As mentioned above, the \texttt{CV} metric has two principal disadvantages. While it shows a fairly consistent trend with trained accuracy, it suffers from high uncertainty. It can be, to some degree, explained by the fact that random weight initialisations bring in some noise. Our idea is that replacing random initialisations with single shared weight initialisations, similarly to \citet{gaier2019weight}, should improve the method's performance.

The second weak point is that \texttt{CV} is developed for classification problems and relies on accuracy. Therefore, it needs to be clarified how to apply this metric to regression problems. The coefficient of variation is a ratio of standard deviation to mean, and \citet{gracheva2021trainless} shows that \texttt{CV} correlates negatively with train accuracy. It implies that the mean untrained accuracy should be maximised. On the other hand, for regression tasks, performance is typically computed as some error, which is sought to be minimised. It is not apparent whether the division by mean untrained \textit{error} would result in the same trend for \texttt{CV} metric.

To address this issue, we decided to consider raw outputs. This modification renders the method applicable to any neural architecture.

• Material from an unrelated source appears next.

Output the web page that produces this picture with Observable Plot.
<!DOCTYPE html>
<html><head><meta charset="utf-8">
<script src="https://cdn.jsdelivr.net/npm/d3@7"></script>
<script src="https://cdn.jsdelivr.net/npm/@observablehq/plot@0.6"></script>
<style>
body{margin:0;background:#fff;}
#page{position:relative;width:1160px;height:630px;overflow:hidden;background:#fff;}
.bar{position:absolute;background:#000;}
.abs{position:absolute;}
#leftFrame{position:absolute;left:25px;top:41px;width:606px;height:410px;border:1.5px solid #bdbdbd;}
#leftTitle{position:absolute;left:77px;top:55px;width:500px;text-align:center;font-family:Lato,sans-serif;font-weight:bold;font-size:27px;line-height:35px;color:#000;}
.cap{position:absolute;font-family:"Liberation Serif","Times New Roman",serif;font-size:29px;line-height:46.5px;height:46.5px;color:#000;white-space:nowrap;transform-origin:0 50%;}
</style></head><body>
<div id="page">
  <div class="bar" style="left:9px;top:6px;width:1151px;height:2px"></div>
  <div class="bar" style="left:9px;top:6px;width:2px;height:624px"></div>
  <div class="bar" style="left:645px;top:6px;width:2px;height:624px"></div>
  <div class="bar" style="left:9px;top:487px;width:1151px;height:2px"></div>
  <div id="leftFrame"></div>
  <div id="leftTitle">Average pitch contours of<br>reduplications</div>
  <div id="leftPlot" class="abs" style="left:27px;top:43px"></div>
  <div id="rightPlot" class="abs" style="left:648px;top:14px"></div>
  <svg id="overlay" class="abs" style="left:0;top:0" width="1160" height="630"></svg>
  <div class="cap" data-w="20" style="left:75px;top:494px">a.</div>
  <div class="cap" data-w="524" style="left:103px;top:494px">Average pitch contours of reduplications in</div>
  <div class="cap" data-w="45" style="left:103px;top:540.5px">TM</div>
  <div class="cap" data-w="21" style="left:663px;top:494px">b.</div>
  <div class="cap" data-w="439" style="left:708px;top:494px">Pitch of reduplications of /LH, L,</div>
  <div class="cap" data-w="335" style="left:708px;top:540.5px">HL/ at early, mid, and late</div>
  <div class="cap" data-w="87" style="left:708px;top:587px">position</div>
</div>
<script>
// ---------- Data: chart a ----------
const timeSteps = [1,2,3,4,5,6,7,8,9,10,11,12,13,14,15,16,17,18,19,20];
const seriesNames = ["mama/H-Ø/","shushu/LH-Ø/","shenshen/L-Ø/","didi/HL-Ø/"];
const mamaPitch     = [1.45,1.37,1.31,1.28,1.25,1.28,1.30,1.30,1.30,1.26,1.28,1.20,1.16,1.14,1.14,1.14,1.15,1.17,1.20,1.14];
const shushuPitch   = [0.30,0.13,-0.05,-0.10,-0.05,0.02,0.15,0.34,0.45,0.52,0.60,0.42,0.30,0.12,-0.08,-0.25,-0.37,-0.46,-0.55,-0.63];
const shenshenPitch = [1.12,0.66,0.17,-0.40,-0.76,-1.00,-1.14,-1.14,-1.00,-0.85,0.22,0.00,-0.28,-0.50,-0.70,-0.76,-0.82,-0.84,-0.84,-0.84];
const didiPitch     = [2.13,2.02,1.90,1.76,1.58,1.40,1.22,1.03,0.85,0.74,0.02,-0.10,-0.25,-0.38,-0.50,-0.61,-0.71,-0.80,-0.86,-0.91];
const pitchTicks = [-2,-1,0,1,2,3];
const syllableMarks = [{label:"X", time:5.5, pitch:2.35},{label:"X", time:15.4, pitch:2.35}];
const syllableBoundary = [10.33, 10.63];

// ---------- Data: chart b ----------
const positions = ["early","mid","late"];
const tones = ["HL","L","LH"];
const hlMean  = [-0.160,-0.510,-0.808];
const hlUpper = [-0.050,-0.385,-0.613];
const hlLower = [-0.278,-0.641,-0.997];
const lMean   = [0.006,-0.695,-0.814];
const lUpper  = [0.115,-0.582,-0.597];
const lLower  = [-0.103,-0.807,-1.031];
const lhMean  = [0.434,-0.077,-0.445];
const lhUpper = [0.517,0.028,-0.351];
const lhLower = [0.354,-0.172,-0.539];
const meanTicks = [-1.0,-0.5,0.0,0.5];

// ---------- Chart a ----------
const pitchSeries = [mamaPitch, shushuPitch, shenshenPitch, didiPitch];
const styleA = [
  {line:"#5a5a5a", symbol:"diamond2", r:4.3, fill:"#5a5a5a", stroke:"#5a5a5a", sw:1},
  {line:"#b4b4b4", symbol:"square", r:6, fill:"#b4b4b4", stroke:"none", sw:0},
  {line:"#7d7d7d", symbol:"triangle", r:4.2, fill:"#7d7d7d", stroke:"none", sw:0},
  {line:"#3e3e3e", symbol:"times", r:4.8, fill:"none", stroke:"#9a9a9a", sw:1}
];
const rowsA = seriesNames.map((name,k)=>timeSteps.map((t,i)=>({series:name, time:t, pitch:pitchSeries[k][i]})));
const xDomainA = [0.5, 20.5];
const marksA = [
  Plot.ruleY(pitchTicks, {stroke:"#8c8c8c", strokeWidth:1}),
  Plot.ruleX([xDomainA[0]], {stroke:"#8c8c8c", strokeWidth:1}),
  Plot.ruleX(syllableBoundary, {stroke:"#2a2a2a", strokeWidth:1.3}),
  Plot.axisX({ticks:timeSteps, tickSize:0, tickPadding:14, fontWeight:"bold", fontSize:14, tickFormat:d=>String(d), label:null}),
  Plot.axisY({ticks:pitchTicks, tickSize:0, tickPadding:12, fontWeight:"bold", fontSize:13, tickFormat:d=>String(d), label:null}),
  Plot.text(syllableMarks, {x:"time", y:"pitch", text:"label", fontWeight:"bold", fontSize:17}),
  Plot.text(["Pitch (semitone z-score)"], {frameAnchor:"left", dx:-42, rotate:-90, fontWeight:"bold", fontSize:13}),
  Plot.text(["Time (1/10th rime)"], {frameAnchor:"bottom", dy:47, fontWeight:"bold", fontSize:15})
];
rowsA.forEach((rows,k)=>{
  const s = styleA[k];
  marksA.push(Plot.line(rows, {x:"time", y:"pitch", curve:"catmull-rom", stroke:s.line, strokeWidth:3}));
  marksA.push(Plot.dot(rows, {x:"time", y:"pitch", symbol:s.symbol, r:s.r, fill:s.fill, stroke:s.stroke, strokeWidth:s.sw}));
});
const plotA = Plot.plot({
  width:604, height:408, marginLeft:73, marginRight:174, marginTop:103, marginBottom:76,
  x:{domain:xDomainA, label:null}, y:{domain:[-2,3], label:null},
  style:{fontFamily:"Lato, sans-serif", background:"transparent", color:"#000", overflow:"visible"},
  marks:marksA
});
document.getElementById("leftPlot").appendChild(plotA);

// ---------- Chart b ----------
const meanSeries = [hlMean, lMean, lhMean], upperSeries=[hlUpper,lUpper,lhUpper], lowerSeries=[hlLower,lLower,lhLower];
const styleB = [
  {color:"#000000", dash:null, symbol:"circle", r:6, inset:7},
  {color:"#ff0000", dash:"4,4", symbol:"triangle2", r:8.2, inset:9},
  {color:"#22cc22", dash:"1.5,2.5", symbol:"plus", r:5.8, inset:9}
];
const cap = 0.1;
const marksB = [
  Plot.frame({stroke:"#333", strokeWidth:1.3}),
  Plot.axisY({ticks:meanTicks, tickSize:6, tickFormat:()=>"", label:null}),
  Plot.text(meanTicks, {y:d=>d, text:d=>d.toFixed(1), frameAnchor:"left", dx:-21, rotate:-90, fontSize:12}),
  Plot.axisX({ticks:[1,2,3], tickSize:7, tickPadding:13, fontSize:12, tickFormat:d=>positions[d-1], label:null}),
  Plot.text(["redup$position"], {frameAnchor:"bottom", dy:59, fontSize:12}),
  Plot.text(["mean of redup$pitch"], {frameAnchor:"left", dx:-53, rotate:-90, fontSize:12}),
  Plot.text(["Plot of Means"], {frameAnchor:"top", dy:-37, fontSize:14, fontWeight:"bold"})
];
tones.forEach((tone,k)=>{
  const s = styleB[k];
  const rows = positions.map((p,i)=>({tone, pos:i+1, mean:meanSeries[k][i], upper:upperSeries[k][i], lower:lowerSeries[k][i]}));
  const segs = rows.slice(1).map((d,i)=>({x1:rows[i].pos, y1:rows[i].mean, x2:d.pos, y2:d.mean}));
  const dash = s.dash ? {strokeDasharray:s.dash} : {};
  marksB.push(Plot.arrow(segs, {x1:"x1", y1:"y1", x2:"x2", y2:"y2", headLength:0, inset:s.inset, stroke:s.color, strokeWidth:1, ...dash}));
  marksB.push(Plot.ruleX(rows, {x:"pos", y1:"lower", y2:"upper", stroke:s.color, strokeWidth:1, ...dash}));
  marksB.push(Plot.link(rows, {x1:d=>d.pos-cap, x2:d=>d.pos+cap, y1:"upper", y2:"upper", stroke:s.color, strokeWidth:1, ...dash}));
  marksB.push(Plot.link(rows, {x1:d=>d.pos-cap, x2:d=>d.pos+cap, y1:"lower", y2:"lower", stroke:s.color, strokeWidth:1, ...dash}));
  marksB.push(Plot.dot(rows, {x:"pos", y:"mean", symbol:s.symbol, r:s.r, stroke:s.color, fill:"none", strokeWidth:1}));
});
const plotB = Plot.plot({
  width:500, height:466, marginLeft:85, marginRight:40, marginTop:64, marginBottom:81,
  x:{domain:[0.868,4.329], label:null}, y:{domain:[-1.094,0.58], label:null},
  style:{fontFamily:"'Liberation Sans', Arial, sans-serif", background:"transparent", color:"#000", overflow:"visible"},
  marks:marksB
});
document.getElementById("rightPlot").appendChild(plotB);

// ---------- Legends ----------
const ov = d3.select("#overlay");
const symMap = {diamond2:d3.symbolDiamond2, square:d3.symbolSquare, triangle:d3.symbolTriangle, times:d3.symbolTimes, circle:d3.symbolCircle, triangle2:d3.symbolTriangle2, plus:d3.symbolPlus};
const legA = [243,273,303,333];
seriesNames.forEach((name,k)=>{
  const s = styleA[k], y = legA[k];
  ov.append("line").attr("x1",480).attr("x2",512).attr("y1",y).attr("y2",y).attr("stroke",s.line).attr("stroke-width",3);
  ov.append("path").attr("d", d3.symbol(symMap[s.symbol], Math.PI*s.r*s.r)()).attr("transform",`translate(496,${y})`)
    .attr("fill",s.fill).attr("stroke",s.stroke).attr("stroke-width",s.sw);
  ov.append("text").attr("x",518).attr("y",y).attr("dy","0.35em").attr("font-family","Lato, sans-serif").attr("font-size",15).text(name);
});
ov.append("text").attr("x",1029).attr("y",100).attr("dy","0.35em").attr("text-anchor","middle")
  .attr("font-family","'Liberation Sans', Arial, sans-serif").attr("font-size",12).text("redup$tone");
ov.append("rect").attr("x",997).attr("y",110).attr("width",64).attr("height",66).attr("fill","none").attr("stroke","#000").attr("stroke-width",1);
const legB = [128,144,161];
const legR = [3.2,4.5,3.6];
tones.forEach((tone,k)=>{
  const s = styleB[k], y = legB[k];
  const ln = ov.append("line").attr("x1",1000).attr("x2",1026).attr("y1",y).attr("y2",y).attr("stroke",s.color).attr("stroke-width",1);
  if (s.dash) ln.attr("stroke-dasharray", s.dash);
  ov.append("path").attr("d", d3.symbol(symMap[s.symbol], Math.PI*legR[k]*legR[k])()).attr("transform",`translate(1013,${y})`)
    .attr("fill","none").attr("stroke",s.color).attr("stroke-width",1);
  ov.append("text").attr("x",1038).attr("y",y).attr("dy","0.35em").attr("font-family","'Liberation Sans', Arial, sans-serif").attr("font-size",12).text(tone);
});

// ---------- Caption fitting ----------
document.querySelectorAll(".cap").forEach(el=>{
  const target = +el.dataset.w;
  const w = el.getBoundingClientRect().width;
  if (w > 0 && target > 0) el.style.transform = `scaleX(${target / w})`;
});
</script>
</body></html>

However, it comes with a difference: accuracy returns a single value per batch of data, while raw outputs are $[N_{\textrm{BS}} \times L]$ matrices, where $N_{\rm{BS}}$ is the batch size and $L$ is the length of a single output.\footnote{This length depends on the task and architecture: for regression tasks $L=1$, for classification, $L$ is equal to the number of classes, and for recurrent networks, it depends on the desired length of generated string.} In our work, we flatten these matrices to obtain a single vector $\mathbf{v}$ of length $L_{v}=N_{\textrm{BS}} \times L$ per initialisation. We then stuck both initialisations into a single output matrix $\mathbf{V}$. 

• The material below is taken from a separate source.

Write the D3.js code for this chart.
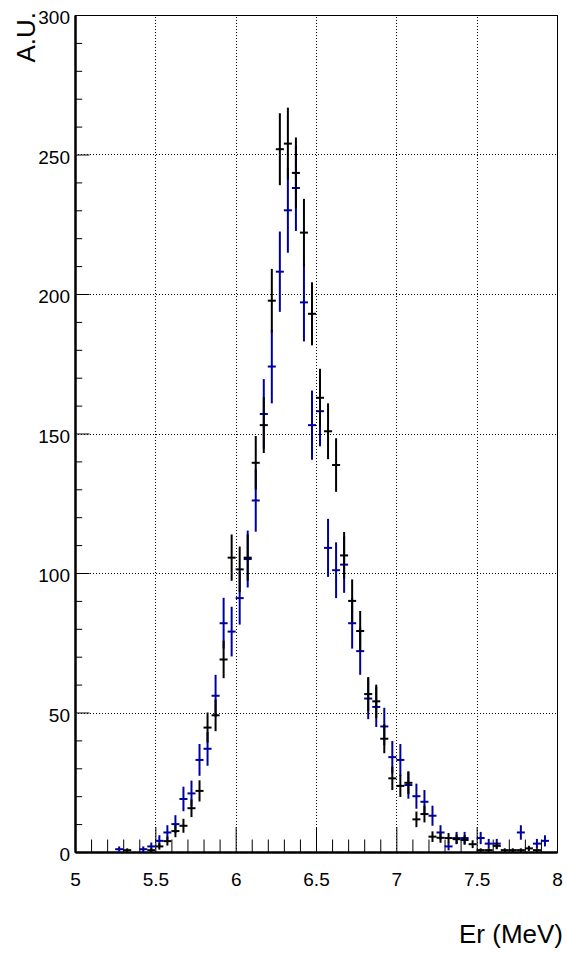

Before proceeding to statistics computation over initialisations, we also must normalise the output vectors: in the case of constant shared weights, outputs scale with weight values. In order to compare initialisations on par with each other, we use min-max normalisation:

\begin{equation}
\mathbf{V}_{i}^\prime=\frac{\mathbf{V}_{i}-\min(\mathbf{V}_{i})}{\max(\mathbf{V}_{i})-\min(\mathbf{V}_{i})},
\label{eqn:minmax}
\end{equation}

where $i$ is the index for initialisations, $i=\{0,1\}$.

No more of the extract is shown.